Le loup est partout sur les Hauts-plateaux. Arrivée ici il y a 15 jours, la bergère l’a déjà vu surveiller de loin le troupeau. Sans les gros bergers des Pyrénées fournis par les propriétaires, toutes ces bêtes deviendraient vite un garde-manger en open-bar pour ce prédateur particulièrement intelligent. Les chiens patous naissent dans la bergerie, c’est dire si leur intimité avec le troupeau est forte. Une taille imposante, une voix redoutable sont les atouts de ces molosses qui défendent le troupeau comme s’il s’agissait de leur famille. C’est pourquoi gardez-vous d’approcher un troupeau, à moins que vous ne soyez friants d’expériences fortes. Trois énormes chiens aux babines retroussées pourraient faire plus que vous intimider.

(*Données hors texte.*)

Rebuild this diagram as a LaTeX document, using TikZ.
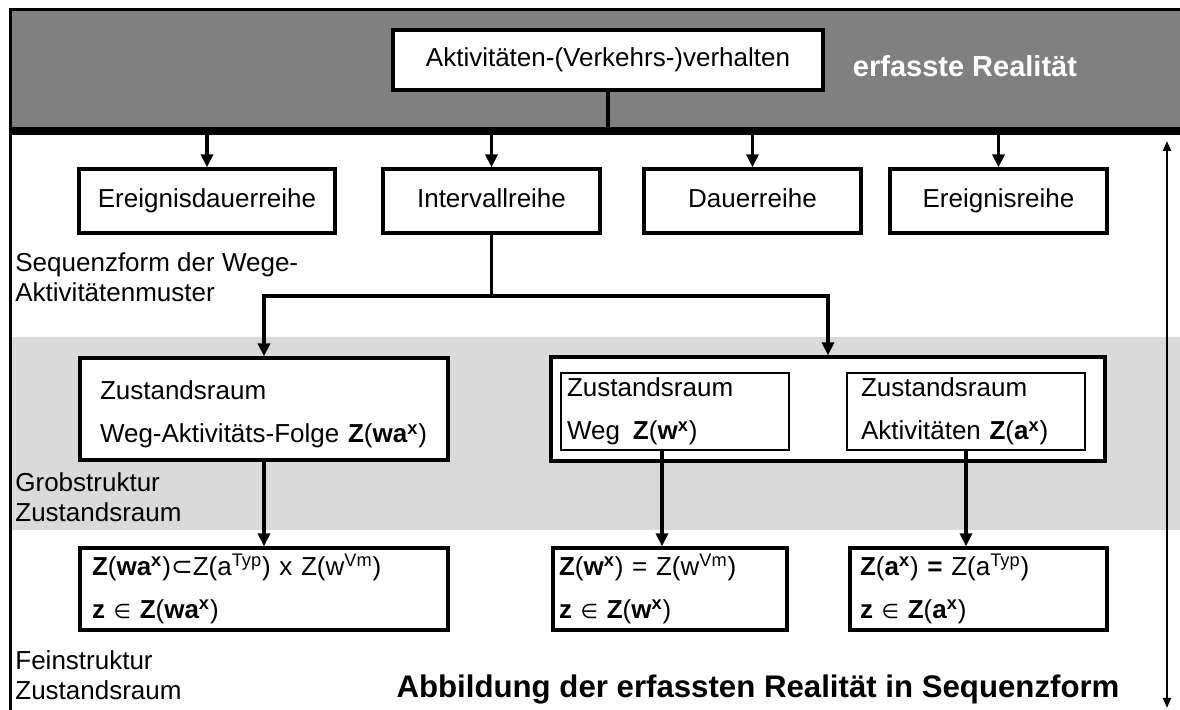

Et depuis quelques années ils reçoivent le renfort de dogues anatoliens, qui ne se contentent pas d’effrayer mais osent se battre contre l’animal. Afin de leur protéger leur garrot on leur fait porter un impressionnant collier clouté. Voici pour la protection. Pour la conduite, seul le Border-Collie oreilles noires et collier blanc est à la manœuvre. Il appartient toujours au berger, qui pour rien au monde ne voudrait s’en séparer.